Strong v. Strong

126 Ill. 301 | Ill. | 1888

Mr. Justice Bailey

delivered the opinion of the Court:

Testing the complainant’s rights by the averments of her bill, what were her relations to the west eighty feet of lot 29 after conveying it to her brother, William W. Strong, under the circumstances alleged? Some confusion on this subject; seems to exist, arising, apparently, from a want of a well defined theory as to her rights on the part of the pleader. Some expressions of the bill seem, though not very distinctly, to treat her grantee as a mere trustee holding the legal title for her benefit, while others assume for her the relation of mortgagee-, under a deed absolute on its face, but really intended as a-mortgage. The general scope of the bill, however, altogether excludes both of these relations. The case made by the bill is ■ neither that of a cestui que trust nor of a mortgagee. The material allegations are, in substance, that her brother, being in financial distress which made it necessary for him to sell his interest in the two lots, and finding it impracticable to do so-unless he could sell the whole of the two lots together, applied to her to convey to him her part of lot 29; that she was desirous of selling her part of said lot, and that she thereupon conveyed it to her brother for a price or consideration of $2000, to be paid to her by him, of which sum $1000 was to be paid in cash upon the completion of the sale of the lots to Snell, and the payment of the remaining $1000 was to be secured to her by some good and sufficient security to be furnished her by him. This transaction clearly was an absolute sale and conveyance of the property for a definite consideration to be paid by the vendee to the vendor. It is true the consideration was never paid, but that circumstance could not convert an absolute conveyance into a mortgage, nor was it sufficient to change the estate of her vendee into a mere naked trust. It is clear that her interest in the premises conveyed, even between her and her grantee, was that of a vendor’s lien, and nothing more.
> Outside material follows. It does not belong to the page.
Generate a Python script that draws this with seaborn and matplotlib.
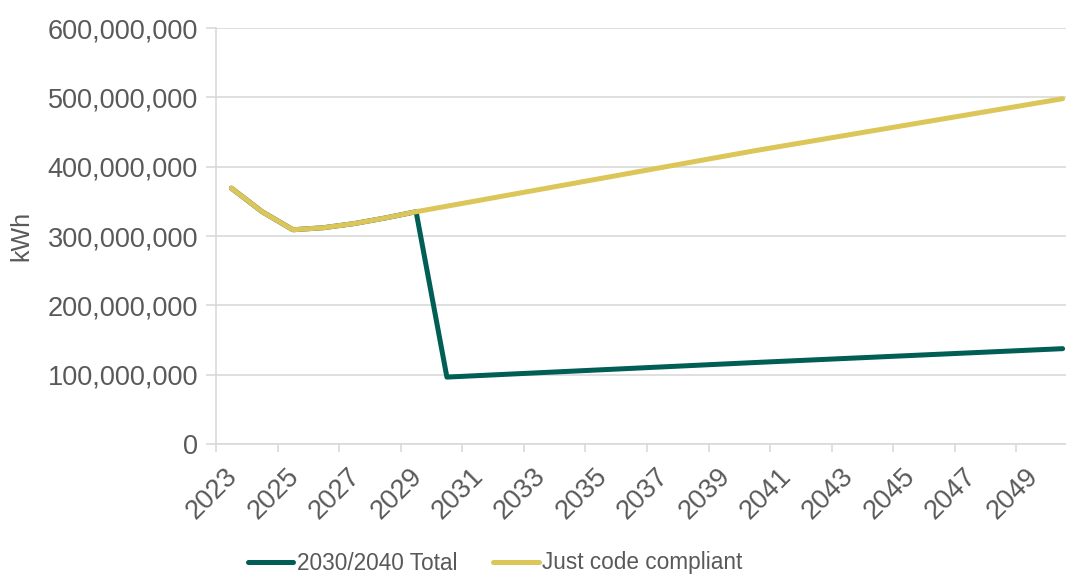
import matplotlib
matplotlib.use("Agg")
import matplotlib.pyplot as plt
import matplotlib.ticker as mticker
import matplotlib.transforms as mtransforms
import seaborn as sns
import pandas as pd

years = list(range(2023, 2051))
just_code = [369, 335, 309, 312, 318, 326, 335, 343, 351, 359, 367, 375, 383, 391,
             399, 407, 415, 423, 430.5, 438, 445.5, 453, 460.5, 468, 475.5, 483, 490.5, 498]
total_2030_2040 = [369, 335, 309, 312, 318, 326, 335, 96.5, 98.6, 100.7, 102.8, 104.9,
                   107, 109.1, 111.2, 113.3, 115.4, 117.5, 119.5, 121.5, 123.5, 125.5,
                   127.5, 129.5, 131.5, 133.5, 135.5, 137.5]
series_names = ["2030/2040 Total", "Just code compliant"]
colors = ["#005E54", "#DCC65A"]
y_ticks = [0, 100_000_000, 200_000_000, 300_000_000, 400_000_000, 500_000_000, 600_000_000]
x_label_years = list(range(2023, 2050, 2))

df = pd.concat([
    pd.DataFrame({"year": years, "kWh": [v * 1e6 for v in total_2030_2040], "series": series_names[0]}),
    pd.DataFrame({"year": years, "kWh": [v * 1e6 for v in just_code], "series": series_names[1]}),
])

sns.set_theme(style="white")
plt.rcParams["font.family"] = ["Liberation Sans", "DejaVu Sans"]
text_color = "#595959"
grid_color = "#D9D9D9"

fig = plt.figure(figsize=(10.66, 5.76), dpi=100)
ax = fig.add_axes([216 / 1066, 1 - 444 / 576, 862 / 1066, (444 - 28) / 576])

sns.lineplot(data=df, x="year", y="kWh", hue="series", hue_order=series_names,
             palette=colors, linewidth=3.6, ax=ax, legend=False, sort=False,
             solid_capstyle="round", solid_joinstyle="round")

ax.set_xlim(2022.5, 2050.5)
ax.set_ylim(0, 600_000_000)
ax.set_yticks(y_ticks)
ax.yaxis.set_major_formatter(mticker.FuncFormatter(lambda v, p: f"{int(v):,}"))
ax.grid(axis="y", color=grid_color, linewidth=1.2)
ax.set_axisbelow(True)

# category boundaries as major ticks, labels at category centres as minor ticks
ax.set_xticks([y - 0.5 for y in x_label_years])
ax.set_xticklabels([])
ax.set_xticks(x_label_years, minor=True)
ax.set_xticklabels([str(y) for y in x_label_years], minor=True, rotation=45,
                   ha="right", va="top", rotation_mode="anchor", fontsize=19.5, color=text_color)
ax.tick_params(axis="x", which="major", direction="out", length=6, width=1.2, color=grid_color, bottom=True)
ax.tick_params(axis="x", which="minor", length=0, pad=14, bottom=True)
ax.tick_params(axis="y", direction="out", length=7, width=1.2, color=grid_color, left=True,
               labelsize=19.5, labelcolor=text_color, pad=6)
offset = mtransforms.ScaledTranslation(-7 / 100, 0, fig.dpi_scale_trans)
for lbl in ax.get_xticklabels(minor=True):
    lbl.set_transform(lbl.get_transform() + offset)

for s in ["top", "right"]:
    ax.spines[s].set_visible(False)
for s in ["left", "bottom"]:
    ax.spines[s].set_color(grid_color)
    ax.spines[s].set_linewidth(1.2)

ax.set_xlabel("")
ax.set_ylabel("kWh", fontsize=18, color=text_color)
ax.yaxis.set_label_coords((33 - 216) / 862, 0.5)

handles = [plt.Line2D([], [], color=c, linewidth=3.6, solid_capstyle="round") for c in colors]
leg = fig.legend(handles, series_names, loc="center", bbox_to_anchor=(495 / 1066, 1 - 563 / 576),
                 ncol=2, frameon=False, fontsize=16.3, handlelength=2.0, handletextpad=0.15,
                 columnspacing=1.6, borderpad=0, borderaxespad=0)
for t in leg.get_texts():
    t.set_color(text_color)

fig.savefig("out.png", dpi=100)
The complainant is seeking by her bill to have her vendor’s lien satisfied out of the proceeds of the sale of said lots by Carpenter, who obtained title thereto by conveyance from the complainant’s grantee. She bases her right to relief upon the allegation, 1, that Carpenter took title with notice of her equities, and, 2, that the deed from Strong to Carpenter, though absolute on its face, was intended for and in fact was a mortgage, and that by sale of the premises to Snell, Carpenter had realized a sufficient sum to satisfy his mortgage and leave a surplus to be applied upon the complainant’s lien.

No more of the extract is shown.